The dark tonal similarities are a clear link between the two; the maddening pacing is something of a similarity as well. Both pieces understand the payoff of a new clue or defeated boss – and acquisition of all said boss’s soul money – means more when the clock is bled up to the edge of frustration. Of course, the eight hours of True Detective’s precise pacing can’t hold a candle to the NINETY(!) hours it took me to beat Dark Souls. Even so, no other cop show has ever rationed plot points as conservatively as True Detective just did. It will remain a hallmark in the genre precisely for its meandering, visceral nature.
So what if Ice-T could have solved the case in his new Law & Order: New Orleans SVU spinoff within the broadcast hour? “I think we should look into that creepy ass church groundskeeper that keeps talking in a British accent. I bet he’s connected with these cult killings,” he would have growled. It’s pretty much guaranteed that a lot less people would have died if Ice had been on the case instead. But that’s okay, because we got eight episodes worth of existentialism and character development with two academy award-worthy actors (I feel one coming for you, Woody).
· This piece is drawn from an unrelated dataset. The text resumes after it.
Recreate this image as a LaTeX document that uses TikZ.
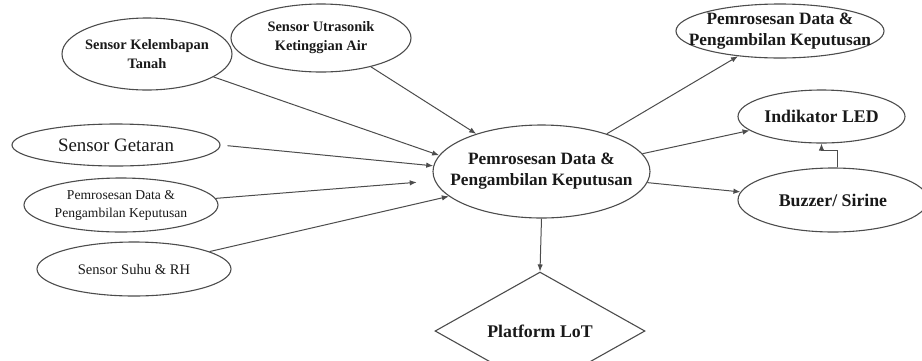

Ultimately, the joy of both True Detective and Dark Souls is derived from the struggle and slog, rather than the conclusion. By that point, after the aesthetics have lost luster, reaching the conclusion is all we want. Whether that conclusion is sufficiently satisfying is a secondary concern. That final boss couldn’t die soon enough. Gunshot to the back of the head or pyromancy flame to the mouth, just die already and get me out of this bleak landscape, “It’s all one ghetto, man. A giant gutter in outer space.”
In all honesty, both True Detective and Dark Souls lost me a little towards the end, right around the same point in the respective journeys. I switched over to lighter fare for a two-week stretch that put me behind the eight ball on True Detective. I played the new South Park video game and watched the Bachelor finale – would love to see Rust Cohle in a locked room with Juan Pablo – and only returned to finish my duty as a show recapper and “serious” gamer this past week.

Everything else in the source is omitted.